Wednesday 19 June 2013

Old Style Ditching

During my time working for the Kent River Authority on Sheppey during 1966-72, a lot of the work was still carried out using traditional methods and the photo above, taken in the summer of 1969 shows one of them. It's a poor quality photograph but shows me, aged 22, scything my way along the main drainage ditch at Warden Bay, near Leysdown on Sheppey. My waders had been turned down and in my right hand I was holding the 9in long carborundum stone which we used every few minutes or so to keep a keen edge on the blade of the scythe. Most of the work was done the hard way and we were probably some of the last gangs to do it in such a labour intensive and un-health and safety way.

Hard as it was, this was my favourite job on the KRA and the one that I considered myself to be best at. We were responsible for two major drainage ditches, one draining part of central Minster for about 2-3 miles across fields and into the sea by the Whitehouse restaurant and a similar length one at Warden Bay. By the time that we normally begun ditching in late summer they were normally well overgrown and the one that we cleaned at Minster, Scrapsgate ditch, would normally only be identified as a dark green stripe running through the fields of grass. There the darker green reeds would have completely filled the ditch to the same height as the top of the ditch banks too effectively strangle any potential floodwater from flowing.

Scrapsgate ditch was a great ditch to clean each year, it began with the long rear gardens of houses running down to it on one side, it then ran through grass meadows, underneath a line of willows and hawthorn, back through some meadows and finally, through a holiday camp and out to sea. Two of us began the scything, one on each side of the ditch and starting at the top of the bank with great swishes of the scythe, we cut our way down to the water's edge. My aim, which I like to think was normally achieved, was to leave the ditch banks looking as well cut as a lawn and after that the reeds and sedge would be cut to just below the surface to leave a free flow of water. Scything, like many countryside skills, was all about having a natural feel for it - a continually sharpened blade, a correct angle of cut and most importantly, wanting to be there doing it. Put me in a pair of waders, a scythe in my hand and I felt like I was successfully carrying on a countryside tradition that had been going on for hundreds of years. I got great karma from that and was proud of what I achieved each year but we were obviously the last to do it, soon after I left the KRA the job was done and still is, by a tractor with an extending arm. 
After we had cut a fair length of ditch in this way and raked away the cut grass and reeds, the hard work would begin, we would put down our scythes and turn to long handled ditch rakes.

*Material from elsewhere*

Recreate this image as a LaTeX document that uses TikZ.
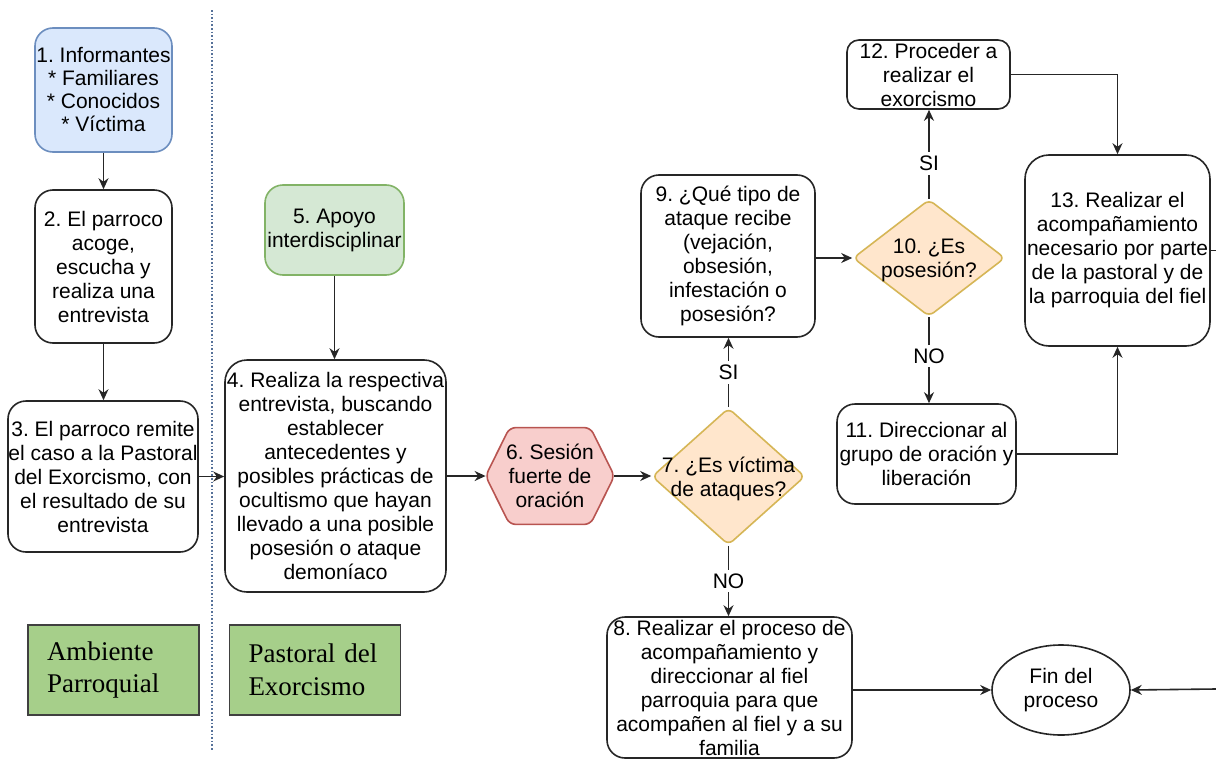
\documentclass[tikz,border=0pt]{standalone}
\usepackage{fontspec}
\setmainfont{Liberation Sans}
\newfontfamily\serifA{Liberation Serif}
\usetikzlibrary{arrows.meta,shapes.geometric}
\frenchspacing
\definecolor{edgec}{HTML}{262626}
\definecolor{bluef}{HTML}{DAE8FC}
\definecolor{blued}{HTML}{6C8EBF}
\definecolor{greenf}{HTML}{D5E8D4}
\definecolor{greend}{HTML}{82B366}
\definecolor{redf}{HTML}{F8CECC}
\definecolor{redd}{HTML}{B85450}
\definecolor{orangef}{HTML}{FFE6CC}
\definecolor{oranged}{HTML}{D6B656}
\definecolor{areaf}{HTML}{A6CF8A}
\tikzset{
  box/.style={draw=edgec, line width=0.8pt, rounded corners=9pt, align=center, inner sep=0pt, fill=white},
  arr/.style={-{Stealth[length=5.5pt,width=5pt]}, line width=0.8pt, draw=edgec},
  plain/.style={line width=0.8pt, draw=edgec},
  lbl/.style={fill=white, inner sep=2pt},
  area/.style={draw=black!75, line width=0.8pt, fill=areaf, align=left, text width=66.5pt, inner xsep=9.5pt, minimum height=45pt, font=\serifA\fontsize{13.5}{16.5}\selectfont},
  dia/.style={diamond, draw=oranged, fill=orangef, line width=0.8pt, inner sep=0pt, rounded corners=3pt},
}
\begin{document}
\begin{tikzpicture}[x=0.5pt,y=-0.5pt,font=\fontsize{10.5}{12}\selectfont]
\useasboundingbox (0,0) rectangle (1216,760);
\fill[white] (0,0) rectangle (1216,760);
% separator
\coordinate (s1) at (212,10);
\coordinate (s2) at (212,750);
\draw[blued!80!black, densely dotted, line width=0.8pt] (s1) -- (s2);

% nodes
\node[box, fill=bluef, draw=blued, minimum width=68.5pt, minimum height=62pt, font=\fontsize{10.5}{11.5}\selectfont] (n1) at (103.5,90) {1. Informantes\\* Familiares\\* Conocidos\\* Víctima};
\node[box, minimum width=68.5pt, minimum height=76.5pt] (n2) at (103.5,266.5) {2. El parroco\\acoge,\\escucha y\\realiza una\\entrevista};
\node[box, minimum width=95pt, minimum height=75.5pt] (n3) at (103,476.5) {3. El parroco remite\\el caso a la Pastoral\\del Exorcismo, con\\el resultado de su\\entrevista};
\node[area] (ap) at (113.5,670) {Ambiente\\Parroquial};
\node[area] (pe) at (315,670) {Pastoral del\\Exorcismo};
\node[box, fill=greenf, draw=greend, minimum width=69.5pt, minimum height=45pt] (n5) at (334.5,230) {5. Apoyo\\interdisciplinar};
\node[box, rounded corners=11pt, minimum width=110.5pt, minimum height=116pt] (n4) at (335.5,476) {4. Realiza la respectiva\\entrevista, buscando\\establecer\\antecedentes y\\posibles prácticas de\\ocultismo que hayan\\llevado a una posible\\posesión o ataque\\demoníaco};
% hexagon 6
\node[minimum width=64pt, minimum height=48pt, inner sep=0pt] (n6) at (550,476) {};
\draw[draw=redd, fill=redf, line width=0.8pt, rounded corners=3pt] (n6.west) -- ([xshift=12pt]n6.north west) -- ([xshift=-12pt]n6.north east) -- (n6.east) -- ([xshift=-12pt]n6.south east) -- ([xshift=12pt]n6.south west) -- cycle;
\node[align=center] (t6) at (n6) {6. Sesión\\fuerte de\\oración};
% diamond 7
\node[dia, minimum width=76.5pt, minimum height=68.5pt] (n7) at (728.5,476.5) {};
\node[align=center] (t7) at (728.5,479) {7. ¿Es víctima\\de ataques?};
\node[box, minimum width=122.5pt, minimum height=70.5pt] (n8) at (729.5,687.5) {8. Realizar el proceso de\\acompañamiento y\\direccionar al fiel\\parroquia para que\\acompañen al fiel y a su\\familia};
\node[ellipse, draw=edgec, line width=0.8pt, minimum width=69pt, minimum height=45pt, inner sep=0pt, align=center] (fin) at (1061,690) {Fin del\\proceso};
\node[box, minimum width=87pt, minimum height=81pt] (n9) at (728,256) {9. ¿Qué tipo de\\ataque recibe\\(vejación,\\obsesión,\\infestación o\\posesión?};
\node[dia, minimum width=76pt, minimum height=58.5pt] (n10) at (929,258) {};
\node[align=center] (t10) at (929,260) {10. ¿Es\\posesión?};
\node[box, minimum width=89.5pt, minimum height=50pt] (n11) at (926.5,454) {11. Direccionar al\\grupo de oración y\\liberación};
\node[box, rounded corners=6pt, minimum width=81.5pt, minimum height=34.5pt] (n12) at (928.5,74.5) {12. Proceder a\\realizar el\\exorcismo};
\node[box, rounded corners=12pt, minimum width=92.5pt, minimum height=95.5pt] (n13) at (1117.5,250.5) {13. Realizar el\\acompañamiento\\necesario por parte\\de la pastoral y de\\la parroquia del fiel};
\coordinate (e1) at (1216,250.5);
\coordinate (e2) at (1216,689);

% connectors
\draw[arr] (n1.south) -- (n1.south |- n2.north);
\draw[arr] (n2.south) -- (n2.south |- n3.north);
\draw[arr] (n3.east) -- (n3.east -| n4.west);
\draw[arr] (n5.south) -- (n5.south |- n4.north);
\draw[arr] (n4.east) -- (n4.east -| n6.west);
\draw[arr] (n6.east) -- (n6.east -| n7.west);
\draw[arr] (n7.north) -- node[lbl]{SI} (n7.north |- n9.south);
\draw[arr] (n7.south) -- node[lbl]{NO} (n7.south |- n8.north);
\draw[arr] (n9.east |- n10.west) -- (n10.west);
\draw[arr] (n10.north) -- node[lbl, pos=0.4]{SI} (n10.north |- n12.south);
\draw[arr] (n10.south) -- node[lbl, pos=0.45]{NO} (n10.south |- n11.north);
\draw[arr] (n12.east) -| (n13.north);
\draw[arr] (n11.east) -| (n13.south);
\draw[arr] (n8.east |- fin.west) -- (fin.west);
\draw[arr] (e2) -- (fin.east);
\draw[plain] (n13.east) -- (e1);
\end{tikzpicture}
\end{document}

These rakes were a long and strong wooden pole, like an elongated hoe handle but about twelve foot long. At the end were three or four metal tines, curved like claws. These rakes were used by snatching the metal end into the ditch and snagging a clump of reed roots and then pulling it out and swinging it up onto the ditch bank and gradually we opened up the base of the ditch as best as we could. Swinging the weight of a clump of wet and muddy roots round on the end of the pole was extremely hard work and by the end of a day doing this your back, shoulders and wrists felt like they'd been stretched on a medieval rack. But if nothing else it left us with well tanned and muscular bodies and the sense of achievement that you get from a hard day's work, but it was a low paid job, when I left in 1972 I was earning £9 to £12 a week and overnight went into Sheerness Docks on plus £150 a week. 
For some of us though, before married life and mortgages increased our financial needs, it was almost enough to simply be working in the countryside and to experience and learn about all the wildlife that you encountered each day. Water Voles were still common then throughout most of the ditch systems, although I doubt that we did their habitat much good in the short term by the removal of their food supply and natural cover. Grass snakes were also seen regularly, swimming across the ditches, there were all the regular waterside birds and flowers to identify and learn about. One day there was even the panic of me pulling out a short object with fins, on the end of my rake, that looked suspiciously like a small bomb of some sort. Needless to say it was gently lowered to the ground and we ran to the nearest phone box to ring the police. The bomb disposal guys arrived a few hours later and it was indeed an unexploded incendiary bomb, nothing too dangerous but not what you want to see on the end of a rake.  


  1. "nothing too dangerous but not what you want to see on the end of a rake."

    Nice bit of understatement that Derek!

  2. Thinking of driving down to Sheppey tomorrow, I gather the reserve off limits right now judging by the photo of the sign you published on last blog?

  3. Ian, the reserve is open, the main breeding season is now over, just follow the paths marked on the notice boards.